Transcribe all of the material exactly, except for its pictures.
----------
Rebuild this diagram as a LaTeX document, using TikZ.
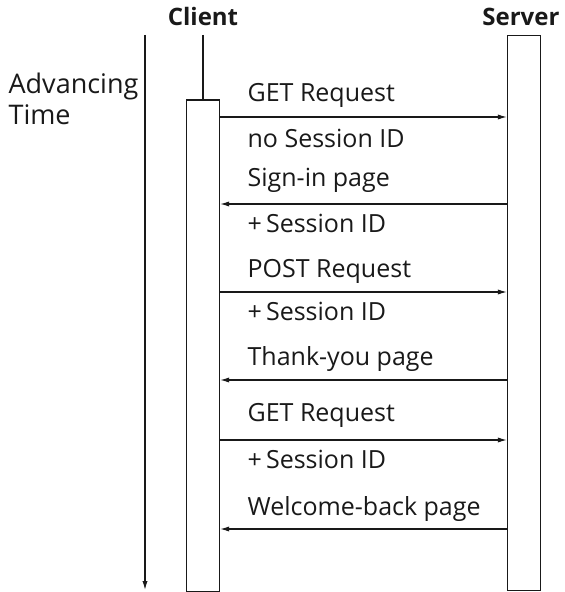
\documentclass[tikz,border=0pt]{standalone}
\usepackage{fontspec}
\setmainfont{Open Sans}
\usetikzlibrary{arrows.meta, positioning}

\begin{document}
\begin{tikzpicture}[
    x=0.5pt, y=-0.5pt,
    line width=0.6pt,
    lifebox/.style = {
        rectangle, draw=black!90, fill=white,
        minimum width=16.5pt, inner sep=0pt, anchor=north
    },
    head/.style = {font=\fontsize{12}{14}\selectfont\bfseries, inner sep=0pt, text=black!90},
    label/.style = {font=\fontsize{12.5}{14}\selectfont, anchor=base west, inner sep=0pt, text=black!90},
    msg/.style = {-{Latex[length=4.5pt, width=2.6pt]}, draw=black!90}
]
\useasboundingbox (0,0) rectangle (565,592);

% Headings
\node[head, anchor=base] (chead) at (203,26) {Client};
\node[head, anchor=base east] (shead) at (560,26) {Server};
\node[label, align=left, text width=80pt, font=\fontsize{13.5}{15.5}\selectfont] (adv) at (8,94)
    {Advancing\\Time};

% Time axis
\coordinate (ttop) at (145,35);
\coordinate (tbot) at (145,590);
\draw[msg] (ttop) -- (tbot);

% Lifelines
\coordinate (ctop) at (203,35);
\node[lifebox, minimum height=245.5pt] (client) at (203,99.5) {};
\node[lifebox, minimum height=277.5pt] (server) at (524,35) {};
\draw[black!90] (ctop) -- (client.north);

% Message levels
\coordinate (m1) at (0,117);
\coordinate (m2) at (0,204);
\coordinate (m3) at (0,292);
\coordinate (m4) at (0,380);
\coordinate (m5) at (0,440);
\coordinate (m6) at (0,529);

% Messages
\draw[msg] (client.east |- m1) -- (server.west |- m1);
\draw[msg] (server.west |- m2) -- (client.east |- m2);
\draw[msg] (client.east |- m3) -- (server.west |- m3);
\draw[msg] (server.west |- m4) -- (client.east |- m4);
\draw[msg] (client.east |- m5) -- (server.west |- m5);
\draw[msg] (server.west |- m6) -- (client.east |- m6);

% Labels
\node[label] (l1)  at (247,102) {GET Request};
\node[label] (l2)  at (247,148) {no Session ID};
\node[label] (l3)  at (247,187) {Sign-in page};
\node[label] (l4)  at (247,233) {+\,Session ID};
\node[label] (l5)  at (247,278) {POST Request};
\node[label] (l6)  at (247,320) {+\,Session ID};
\node[label] (l7)  at (247,365) {Thank-you page};
\node[label] (l8)  at (247,421) {GET Request};
\node[label] (l9)  at (247,468) {+\,Session ID};
\node[label] (l10) at (247,515) {Welcome-back page};

\end{tikzpicture}
\end{document}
----------
> **EXERCISE RESULT**
Rebuild this diagram as a LaTeX document, using TikZ.
\documentclass[tikz,border=0pt]{standalone}
\usepackage{fontspec}
\setmainfont{Open Sans}
\usetikzlibrary{arrows.meta, positioning}

\begin{document}
\begin{tikzpicture}[
    x=0.5pt, y=-0.5pt,
    line width=0.6pt,
    lifebox/.style = {
        rectangle, draw=black!90, fill=white,
        minimum width=16.5pt, inner sep=0pt, anchor=north
    },
    head/.style = {font=\fontsize{12}{14}\selectfont\bfseries, inner sep=0pt, text=black!90},
    label/.style = {font=\fontsize{12.5}{14}\selectfont, anchor=base west, inner sep=0pt, text=black!90},
    msg/.style = {-{Latex[length=4.5pt, width=2.6pt]}, draw=black!90}
]
\useasboundingbox (0,0) rectangle (565,592);

% Headings
\node[head, anchor=base] (chead) at (203,26) {Client};
\node[head, anchor=base east] (shead) at (560,26) {Server};
\node[label, align=left, text width=80pt, font=\fontsize{13.5}{15.5}\selectfont] (adv) at (8,94)
    {Advancing\\Time};

% Time axis
\coordinate (ttop) at (145,35);
\coordinate (tbot) at (145,590);
\draw[msg] (ttop) -- (tbot);

% Lifelines
\coordinate (ctop) at (203,35);
\node[lifebox, minimum height=245.5pt] (client) at (203,99.5) {};
\node[lifebox, minimum height=277.5pt] (server) at (524,35) {};
\draw[black!90] (ctop) -- (client.north);

% Message levels
\coordinate (m1) at (0,117);
\coordinate (m2) at (0,204);
\coordinate (m3) at (0,292);
\coordinate (m4) at (0,380);
\coordinate (m5) at (0,440);
\coordinate (m6) at (0,529);

% Messages
\draw[msg] (client.east |- m1) -- (server.west |- m1);
\draw[msg] (server.west |- m2) -- (client.east |- m2);
\draw[msg] (client.east |- m3) -- (server.west |- m3);
\draw[msg] (server.west |- m4) -- (client.east |- m4);
\draw[msg] (client.east |- m5) -- (server.west |- m5);
\draw[msg] (server.west |- m6) -- (client.east |- m6);

% Labels
\node[label] (l1)  at (247,102) {GET Request};
\node[label] (l2)  at (247,148) {no Session ID};
\node[label] (l3)  at (247,187) {Sign-in page};
\node[label] (l4)  at (247,233) {+\,Session ID};
\node[label] (l5)  at (247,278) {POST Request};
\node[label] (l6)  at (247,320) {+\,Session ID};
\node[label] (l7)  at (247,365) {Thank-you page};
\node[label] (l8)  at (247,421) {GET Request};
\node[label] (l9)  at (247,468) {+\,Session ID};
\node[label] (l10) at (247,515) {Welcome-back page};

\end{tikzpicture}
\end{document}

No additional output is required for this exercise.